Branchenbeobachter sprechen in der Folge von einem „Lehman-Moment“ für die Kryptowelt – angelehnt an den Zusammenbruch der US-Investmentbank Lehman Brothers 2008, die die Finanzkrise auslöste. Auch der FTX-Insolvenzverwalter John Ray III findet im November 2022 in einem US-Gerichtsdokument denkwürdige Worte. FTX sei der schlimmste Fall von Unternehmensversagen, den er in seiner mehr als 40-jährigen Karriere erlebt habe. „Noch nie in meiner Laufbahn habe ich ein so vollständiges Versagen der Unternehmenskontrollen und ein so vollständiges Fehlen vertrauenswürdiger Finanzinformationen erlebt wie hier“, schreibt er.
Für Sam Bankman-Fried bleibt das nicht folgenlos.

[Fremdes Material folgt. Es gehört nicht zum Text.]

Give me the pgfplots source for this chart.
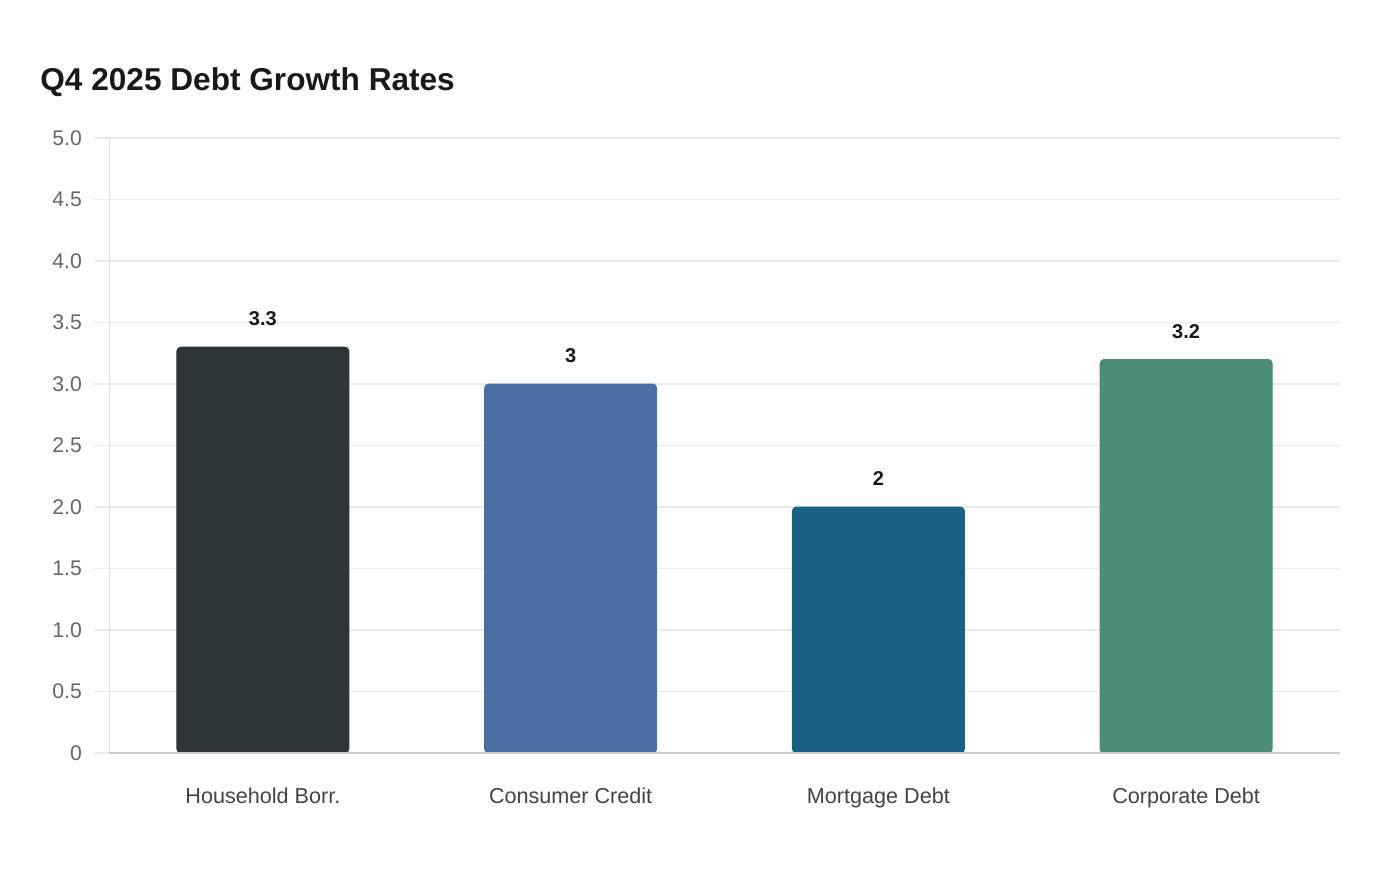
\documentclass[border=0pt]{standalone}
\usepackage{pgfplots}
\pgfplotsset{compat=1.18}
\usepackage{fontspec}
\setmainfont{Liberation Sans}
\definecolor{barA}{HTML}{2E3537}
\definecolor{barB}{HTML}{4A6FA3}
\definecolor{barC}{HTML}{186185}
\definecolor{barD}{HTML}{4E8C7A}
\definecolor{gridc}{HTML}{EBEBEB}
\definecolor{ticklab}{HTML}{666666}
\definecolor{catlab}{HTML}{444444}
\begin{document}
\begin{tikzpicture}
% page frame, 1400x880 px at 0.5pt per px
\fill[white] (0,0) rectangle (700pt,440pt);
\node[anchor=base west, font=\fontsize{15.8}{18}\selectfont\bfseries, text=black!90, inner sep=0pt]
  at (20pt,394.5pt) {Q4 2025 Debt Growth Rates};
\begin{axis}[
    at={(54.5pt,63.5pt)}, anchor=south west,
    scale only axis,
    width=615.5pt, height=307.5pt,
    xmin=-0.5, xmax=3.5,
    ymin=0, ymax=5,
    ytick={0,0.5,1,1.5,2,2.5,3,3.5,4,4.5,5},
    yticklabels={0,0.5,1.0,1.5,2.0,2.5,3.0,3.5,4.0,4.5,5.0},
    xtick={0,1,2,3},
    xticklabels={Household Borr., Consumer Credit, Mortgage Debt, Corporate Debt},
    axis line style={draw=none},
    ymajorgrids=true,
    major grid style={color=gridc, line width=0.9pt},
    tick align=outside,
    ytick pos=left,
    major tick length=7.5pt,
    y tick style={color=gridc, line width=0.9pt},
    x tick style={draw=none},
    yticklabel style={font=\fontsize{10.6}{12}\selectfont, text=ticklab, xshift=-2.5pt},
    xticklabel style={font=\fontsize{10.8}{13}\selectfont, text=catlab, yshift=-6.5pt},
    /pgf/number format/assume math mode=true,
    ybar, bar width=86pt, bar shift=0pt,
    nodes near coords,
    every node near coord/.append style={font=\fontsize{10}{12}\selectfont\bfseries, text=black!90, yshift=7pt},
]
\addplot[fill=barA, draw=barA, rounded corners=2pt] coordinates {(0,3.3)};
\addplot[fill=barB, draw=barB, rounded corners=2pt] coordinates {(1,3.0)};
\addplot[fill=barC, draw=barC, rounded corners=2pt] coordinates {(2,2.0)};
\addplot[fill=barD, draw=barD, rounded corners=2pt] coordinates {(3,3.2)};
\draw[color=black!12, line width=0.5pt] (rel axis cs:0,0) -- (rel axis cs:0,1);
\draw[color=black!20, line width=1pt] (rel axis cs:0,0) -- (rel axis cs:1,0);
\end{axis}
\end{tikzpicture}
\end{document}
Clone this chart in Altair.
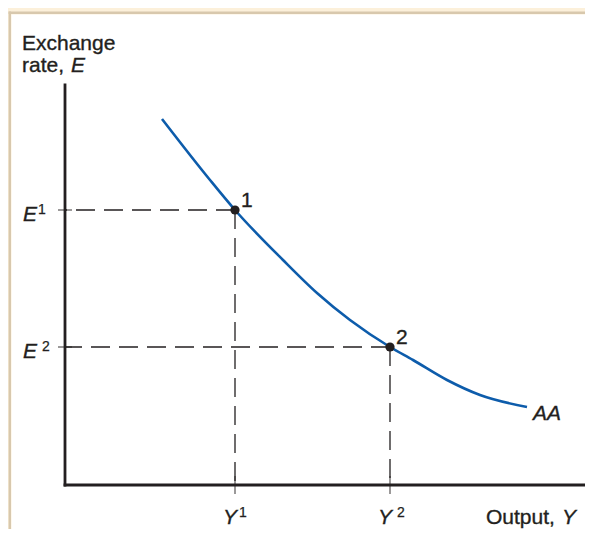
import altair as alt
import pandas as pd

# ---- data (abstract units) ----
# AA schedule: output Y vs exchange rate E
curve_y = [1.94, 2.90, 3.40, 4.36, 5.04, 5.70, 6.50, 6.96, 7.64, 8.30, 9.24]
curve_e = [7.32, 6.10, 5.50, 4.50, 3.84, 3.30, 2.76, 2.50, 2.10, 1.80, 1.56]

# equilibrium points
point_ids = ["1", "2"]
point_y = [3.40, 6.50]
point_e = [5.50, 2.76]

# axis extents
axis_y_end = 10.5
axis_e_top = 8.0

# visible domains
x_domain = [-1.08, 10.4]
e_domain = [-0.88, 9.42]

# ---- styles ----
INK = "#231F20"
BLUE = "#0D5CAB"
TAN = "#D8C8AD"
CREAM = "#FCF0DA"
FONT = "Liberation Sans"
W, H = 574, 515

xs = alt.Scale(domain=x_domain, nice=False, zero=False)
ys = alt.Scale(domain=e_domain, nice=False, zero=False)


def X(f):
    return alt.X(f, type="quantitative", scale=xs, axis=None)


def Y(f):
    return alt.Y(f, type="quantitative", scale=ys, axis=None)


curve_df = pd.DataFrame({"Y": curve_y, "E": curve_e})
pts_df = pd.DataFrame({"id": point_ids, "Y": point_y, "E": point_e, "zero": [0, 0]})
axes_df = pd.DataFrame({"x": [0, 0], "y": [0, 0], "x2": [0, axis_y_end], "y2": [axis_e_top, 0]})
one = alt.Data(values=[{}])

layers = []

# frame border
layers.append(alt.Chart(one).mark_rule(color=TAN, strokeWidth=2.4).encode(
    x=alt.value(-1.2), y=alt.value(-2.4), y2=alt.value(H)))
layers.append(alt.Chart(one).mark_rule(color=TAN, strokeWidth=2.4).encode(
    x=alt.value(-2.4), x2=alt.value(W), y=alt.value(-1.2)))

# dashed guides
layers.append(alt.Chart(pts_df).mark_rule(color=INK, strokeWidth=1.3, strokeDash=[19, 9]).encode(
    x=X("Y"), x2="zero", y=Y("E")))
layers.append(alt.Chart(pts_df).mark_rule(color=INK, strokeWidth=1.3, strokeDash=[19, 9]).encode(
    x=X("Y"), y=Y("E"), y2="zero"))

# ticks crossing the axes
layers.append(alt.Chart(pts_df).mark_tick(orient="horizontal", color=INK, size=14, thickness=1.3).encode(
    x=X("zero"), y=Y("E")))
layers.append(alt.Chart(pts_df).mark_tick(orient="vertical", color=INK, size=18, thickness=1.3).encode(
    x=X("Y"), y=Y("zero")))

# axes
layers.append(alt.Chart(axes_df).mark_rule(color=INK, strokeWidth=2.8, strokeCap="square").encode(
    x=X("x"), x2="x2", y=Y("y"), y2="y2"))

# AA curve
layers.append(alt.Chart(curve_df).mark_line(color=BLUE, strokeWidth=2.6, interpolate="monotone").encode(
    x=X("Y"), y=Y("E")))

# points
layers.append(alt.Chart(pts_df).mark_circle(size=85, color=INK, opacity=1).encode(
    x=X("Y"), y=Y("E")))

# point labels
layers.append(alt.Chart(pts_df).mark_text(align="left", baseline="alphabetic", dx=6, dy=-3,
                                           font=FONT, fontSize=21, color=INK,
                                           stroke=INK, strokeWidth=0.35).encode(
    x=X("Y"), y=Y("E"), text="id"))


def txt(df, text, dx, dy, align="left", size=21, italic=False, xf="x", yf="y"):
    kw = dict(align=align, baseline="alphabetic", dx=dx, dy=dy, font=FONT, fontSize=size,
              color=INK, stroke=INK, strokeWidth=0.35 if size > 16 else 0.25)
    if italic:
        kw["fontStyle"] = "italic"
    return alt.Chart(df).mark_text(**kw).encode(x=X(xf), y=Y(yf), text=alt.value(text))


top_df = pd.DataFrame({"x": [0], "y": [axis_e_top]})
layers.append(txt(top_df, "Exchange", -43, -35))
layers.append(txt(top_df, "rate,", -43, -13))
layers.append(txt(top_df, "E", 6, -13, italic=True))

end_df = pd.DataFrame({"x": [axis_y_end], "y": [0]})
layers.append(txt(end_df, "Output,", -104, 39))
layers.append(txt(end_df, "Y", -28, 39, italic=True))

aa_df = pd.DataFrame({"x": [curve_y[-1]], "y": [curve_e[-1]]})
layers.append(txt(aa_df, "AA", 6, 13, italic=True))

# E and Y tick labels with superscripts
e_main_dx = [-28, -28]
e_sup_dx = [-27, -23]
y_main_dx = [2, 2]
y_sup_dx = [4, 7]
for i, pid in enumerate(point_ids):
    edf = pd.DataFrame({"x": [0], "y": [point_e[i]]})
    layers.append(txt(edf, "E", e_main_dx[i], 11, align="right", italic=True))
    layers.append(txt(edf, pid, e_sup_dx[i], 4, size=14))
    ydf = pd.DataFrame({"x": [point_y[i]], "y": [0]})
    layers.append(txt(ydf, "Y", y_main_dx[i], 39, align="right", italic=True))
    layers.append(txt(ydf, pid, y_sup_dx[i], 32, size=14))

chart = alt.layer(*layers).properties(
    width=W, height=H,
    autosize=alt.AutoSizeParams(type="none"),
    padding={"left": 3, "top": 6, "right": 0, "bottom": 0},
    background=CREAM,
).configure_view(fill="white", stroke="transparent")

chart.save("out.html", embed_options={"renderer": "svg", "actions": False})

Gut einen Monat nach der Pleite wird der FTX-Gründer im Dezember 2022 auf Ersuchen der US-Regierung auf den Bahamas verhaftet. Wegen Finanzvergehen, wie es heißt. Zuvor hatte Bankman-Fried jegliche Betrugsvorwürfe zurückgewiesen. „Ich habe nie versucht, einen Betrug zu begehen“, sagt er noch am 30. November in einem Interview mit der New York Times. Er glaube nicht, dass er strafrechtlich haftbar sei.
Der Prozess
Am 3. Oktober 2023 wird Sam Bankman-Fried in New York der Prozess gemacht. Die Staatsanwaltschaft wirft ihm in sieben Anklagepunkten unter anderem Verschwörung zur Geldwäsche vor sowie Betrug gegenüber Kreditgebern, Investoren und Kunden. Er selbst plädiert auf nicht schuldig. Zuvor hinterlegte Bankman-Fried mit Hilfe von Freunden eine Kaution in Höhe von 250 Mio. Dollar und vermied so eine Untersuchungshaft. Den Arrest verbrachte er im Haus seiner Eltern im kalifornischen Palo Alto.
Im Prozess sagen enge Vertraute und Ex-Partner des FTX-Gründers aus – und belasten ihn teilweise schwer. Die ehemalige Chefin seiner Trading-Firma räumt in ihrer Aussage den gemeinsamen Betrug ein. Die Firma habe „mehrere Milliarden Dollar an Kundeneinlagen“ von der Börse FTX abgezogen und diese für „eigene Investitionen und zur Rückzahlung von Schulden“ genutzt, erklärte sie. Bankman-Fried habe ihr sogar aufgetragen, die Bilanz zu frisieren.
Anfang November sprechen New Yorker Geschworene Sam Bankman-Fried in allen Anklagepunkten für schuldig. Ihm droht damit eine sehr lange Haftstrafe. Wie lange er genau ins Gefängnis muss, entscheidet sich nun am Donnerstag. Dann verkündet Richter Lewis Kaplan das Strafmaß.
Die Folgen
Auch wenn der FTX-Fall zu den Akten gelegt wird – der Schaden wird bleiben. Zumindest Anleger kommen wohl glimpflich davon. Im Januar sickert bei einer Gerichtsanhörung durch, dass FTX plant, seine ehemaligen Kunden vollständig zu entschädigen. Allerdings: Rückzahlungen sollen lediglich zum Wechselkurs gegenüber dem US-Dollar zum Stichtag des Insolvenzantrags von FTX erfolgen. Mit anderen Worten: Eine Erstattung der ursprünglichen Krypto-Bestände – die nach heutigem Kurs etwa beim Bitcoin ein Vielfaches wert wären – wird es nicht geben. Für viele sicher ein Ärgernis.
Vor allem der Krypto-Szene im Allgemeinen dürfte Sam Bankman-Fried mit seinem Verbrechen aber nachhaltig geschadet haben. Werden Kryptowährungen ohnehin häufig mit Geldwäsche, Drogenhandel und Terrorismusfinanzierung in Verbindung gebracht, dürften Regulierungs- und Strafverfolgungsbehörden nun noch härter gegen Unternehmen vorgehen. Im Sinne vieler Krypto-Anhänger ist das nicht – schließlich träumen sie schon lange von dem Tag, an dem Währungen wie Bitcoin endlich als Zahlungsmittel von der breiten Bevölkerung akzeptiert werden.